The German military fielded better weapons, for the most part, in World War II.  Their tanks were larger and had greater firepower and armor. The individual soldier’s arms were generally better.  Even their air force had some technical advantages.  The German general staff was talented, at least a match for Eisenhower, Bradley and Patton, notwithstanding Hollywood’s account of history. The decisive event for the American military was the breakout from Normandy in the weeks following D-Day. It involved far higher casualties than the invasion itself or any other US action in the war, rates comparable to the Russian front.  Breakout was achieved by using overwhelmingly large numbers of (less experienced) soldiers, airplanes and (decidedly inferior) tanks.  America simply out-produced the Axis nations and overwhelmed them with quantity.  The same thing happened in the Pacific theatre and in the Russian campaign. The United States could replace naval losses while Japan could not. And it is a lesser known fact that the Soviet economy, in reality, out-produced the Germans, building many more tanks, trucks and aircraft.
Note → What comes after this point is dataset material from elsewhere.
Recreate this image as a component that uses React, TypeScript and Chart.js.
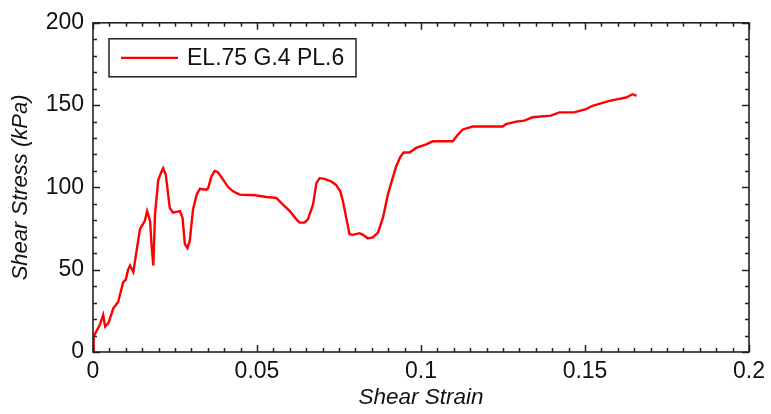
import React, { useEffect, useRef } from "react";
import { Chart, registerables } from "chart.js";

Chart.register(...registerables);

const seriesLabel = "EL.75 G.4 PL.6";
const xTitle = "Shear Strain";
const yTitle = "Shear Stress (kPa)";

const strain = [
  0, 0.0002, 0.0021, 0.0031, 0.0037, 0.0047, 0.0062, 0.0077, 0.0092, 0.01, 0.0107, 0.0113, 0.0123,
  0.0143, 0.0158, 0.0165, 0.0174, 0.0179, 0.0184, 0.0189, 0.0199, 0.0209, 0.0214, 0.0222, 0.0234,
  0.0244, 0.0265, 0.0273, 0.028, 0.0288, 0.0295, 0.0305, 0.0316, 0.0326, 0.0346, 0.0351, 0.0361,
  0.0371, 0.0381, 0.0397, 0.0412, 0.0427, 0.0447, 0.0493, 0.0529, 0.0559, 0.0579, 0.06, 0.062,
  0.063, 0.0645, 0.0655, 0.0671, 0.0681, 0.0691, 0.0706, 0.0727, 0.0742, 0.0754, 0.0762, 0.0772,
  0.0782, 0.0792, 0.0813, 0.0823, 0.0838, 0.0853, 0.0869, 0.0884, 0.0899, 0.0912, 0.0924, 0.0937,
  0.0947, 0.0965, 0.0985, 0.1016, 0.1036, 0.1097, 0.1109, 0.1127, 0.1158, 0.1249, 0.1259, 0.129,
  0.1315, 0.134, 0.1396, 0.1422, 0.1467, 0.1503, 0.1523, 0.1574, 0.1625, 0.1645, 0.1657,
];
const stress = [
  0, 9.5, 16.5, 22.5, 15.5, 17.5, 26.5, 30.5, 42.5, 44, 50, 52.5, 48.5,
  74.6, 79.6, 85.6, 79.6, 63.5, 52.5, 83.6, 104.6, 109.6, 111.6, 107.6, 87.6,
  84.6, 85.6, 81.6, 65.6, 63.2, 67.5, 86.6, 95.6, 99.2, 98.6, 99.5, 106.6,
  110, 109.2, 104.6, 100.2, 97.6, 95.6, 95.2, 94.2, 93.6, 89.6, 85.6, 80.6,
  78.6, 78.6, 80.6, 89.6, 102.6, 105.6, 105.2, 103.6, 101.2, 97.6, 91.6, 81.6,
  71.6, 71.2, 72.2, 71.2, 69, 69.6, 72.6, 81.6, 95.6, 104.6, 112.6, 118.6,
  121.2, 121.2, 124, 126.2, 128, 128, 131.2, 135.2, 137, 137, 138.4, 140,
  140.6, 142.6, 143.6, 145.6, 145.6, 147.6, 149.6, 152.6, 154.6, 156.6, 155.6,
];

const xMajorTicks = [0, 0.05, 0.1, 0.15, 0.2];
const yMajorTicks = [0, 50, 100, 150, 200];
const xMinorStep = 0.005;
const yMinorStep = 10;

const FONT = "'Liberation Sans', Arial, sans-serif";
const TEXT = "#111";

const frameTicks = {
  id: "frameTicks",
  afterDraw(chart: any) {
    const { ctx, chartArea: a, scales } = chart;
    const xs = scales.x, ys = scales.y;
    ctx.save();
    ctx.strokeStyle = "#222";
    ctx.lineWidth = 1.5;
    const major = 7, minor = 4;
    for (let v = 0; v <= 0.2 + 1e-9; v += xMinorStep) {
      const isMajor = xMajorTicks.some((m) => Math.abs(m - v) < 1e-6);
      const len = isMajor ? major : minor;
      const px = Math.round(xs.getPixelForValue(v)) + 0.5;
      ctx.beginPath();
      ctx.moveTo(px, a.bottom); ctx.lineTo(px, a.bottom - len);
      ctx.moveTo(px, a.top); ctx.lineTo(px, a.top + len);
      ctx.stroke();
    }
    for (let v = 0; v <= 200 + 1e-9; v += yMinorStep) {
      const isMajor = yMajorTicks.some((m) => Math.abs(m - v) < 1e-6);
      const len = isMajor ? major : minor;
      const py = Math.round(ys.getPixelForValue(v)) + 0.5;
      ctx.beginPath();
      ctx.moveTo(a.left, py); ctx.lineTo(a.left + len, py);
      ctx.moveTo(a.right, py); ctx.lineTo(a.right - len, py);
      ctx.stroke();
    }
    ctx.lineWidth = 1.6;
    ctx.strokeRect(a.left, a.top, a.right - a.left, a.bottom - a.top);

    // legend box
    const ds = chart.data.datasets[0];
    const bx = a.left + 16, by = a.top + 16, bw = 247, bh = 38;
    ctx.fillStyle = "#fff";
    ctx.fillRect(bx, by, bw, bh);
    ctx.lineWidth = 1.5;
    ctx.strokeStyle = "#222";
    ctx.strokeRect(bx, by, bw, bh);
    ctx.strokeStyle = ds.borderColor;
    ctx.lineWidth = 2.2;
    ctx.beginPath();
    ctx.moveTo(bx + 12, by + bh / 2);
    ctx.lineTo(bx + 69, by + bh / 2);
    ctx.stroke();
    ctx.fillStyle = TEXT;
    ctx.font = `23px ${FONT}`;
    ctx.textBaseline = "middle";
    ctx.textAlign = "left";
    ctx.fillText(ds.label, bx + 78, by + bh / 2 + 1);
    ctx.restore();
  },
};

export default function App() {
  const ref = useRef<HTMLCanvasElement>(null);
  useEffect(() => {
    const canvas = ref.current!;
    const chart = new Chart(canvas, {
      type: "line",
      data: {
        datasets: [
          {
            label: seriesLabel,
            data: strain.map((x, i) => ({ x, y: stress[i] })),
            borderColor: "#ff0000",
            borderWidth: 2.4,
            pointRadius: 0,
            tension: 0,
            fill: false,
          },
        ],
      },
      options: {
        animation: false,
        responsive: false,
        maintainAspectRatio: false,
        layout: { padding: { left: 0, right: 21, top: 19, bottom: 0 } },
        plugins: { legend: { display: false }, tooltip: { enabled: false } },
        scales: {
          x: {
            type: "linear",
            min: 0,
            max: 0.2,
            afterFit: (s: any) => { s.height = 62; },
            afterBuildTicks: (s: any) => { s.ticks = xMajorTicks.map((v) => ({ value: v })); },
            grid: { display: false, drawTicks: false },
            border: { display: false },
            ticks: {
              color: TEXT,
              font: { family: FONT, size: 23 },
              padding: 6,
              maxRotation: 0,
              callback: (v: any) => String(v),
            },
            title: {
              display: true,
              text: xTitle,
              color: TEXT,
              font: { family: FONT, size: 22.5, style: "italic" },
              padding: { top: 0, bottom: 3 },
            },
          },
          y: {
            type: "linear",
            min: 0,
            max: 200,
            afterFit: (s: any) => { s.width = 93; },
            afterBuildTicks: (s: any) => { s.ticks = yMajorTicks.map((v) => ({ value: v })); },
            grid: { display: false, drawTicks: false },
            border: { display: false },
            ticks: {
              color: TEXT,
              font: { family: FONT, size: 23 },
              padding: 9,
              callback: (v: any) => String(v),
            },
            title: {
              display: true,
              text: yTitle,
              color: TEXT,
              font: { family: FONT, size: 22, style: "italic" },
              padding: { top: 8, bottom: 0 },
            },
          },
        },
      },
      plugins: [frameTicks],
    });
    return () => chart.destroy();
  }, []);
  return (
    <div style={{ position: "fixed", left: 0, top: 0, width: 771, height: 414, background: "#fff" }}>
      <canvas ref={ref} width={771} height={414} style={{ width: 771, height: 414, display: "block" }} />
    </div>
  );
}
Ronald Reagan did not win the Cold War with blustery speeches and aggressive deployment of Pershing and cruise missiles at NATO’s frontier.  Mutually assured destruction meant that marginally superior ICBMs and generalship were inconsequential so long as the inferior Soviet missiles were sufficient to annihilate NATO. Even in the proxy wars, American weapons and tactics had mixed results. American air and sea power could not defeat the Viet Cong and the North Vietnamese. However, the Israelis overcame Soviet weaponry.  Arming the mujahedeen with Stingers worked in Afghanistan, but the Soviet Union was already doomed by then. It was hardly worth inadvertently spawning Al Qaeda as a byproduct. The AK-47, churned out by the Soviets in the millions, was far more significant to America’s proxy opponents.  The Cold War was lost because the Soviet political system could not abide the wide distribution of information technology. As the American IT industry was re-defining a modern economy, the Soviet economy was sclerotic and outdated, frozen in the sixties. It collapsed from the strain of subsidizing its eastern European empire in an effort to maintain even minimal late 20th century living standards.

Mr. Clancy’s books, filled with patriotic valor and high tech weaponry, stimulate certain primal urges in much of the male minority of our population. It seems that some congressmen are fans. The military’s budget, filled with lethal gadgetry, is politically sacred, subject only to pruning and shaping.  Its special priority is based on the belief, dating from the Second World War, that a well equipped and motivated military is the most important factor for our security. Perhaps Roosevelt was so inspiring, as he led the Allied armies to victory, that some of us still yearn for the heroic battlefields of his day.

History instructs us on military policy. Certainly, weapons, tactics and training are useful, but they are merely adjuncts to our primary advantage in warfare. History’s real message is that an educated, healthy, egalitarian and productive population is our best defense against external threats. Funding education, energy, health care, the environment, industry and infrastructure is the most effective military expenditure of all.

It would make more sense if the defense budget, as we know it, were funded only after those needs were taken care of.

After all, it is a matter of national security.

Wallace C. Turbeville is the former CEO of VMAC LLC and a former Vice President of Goldman, Sachs & Co.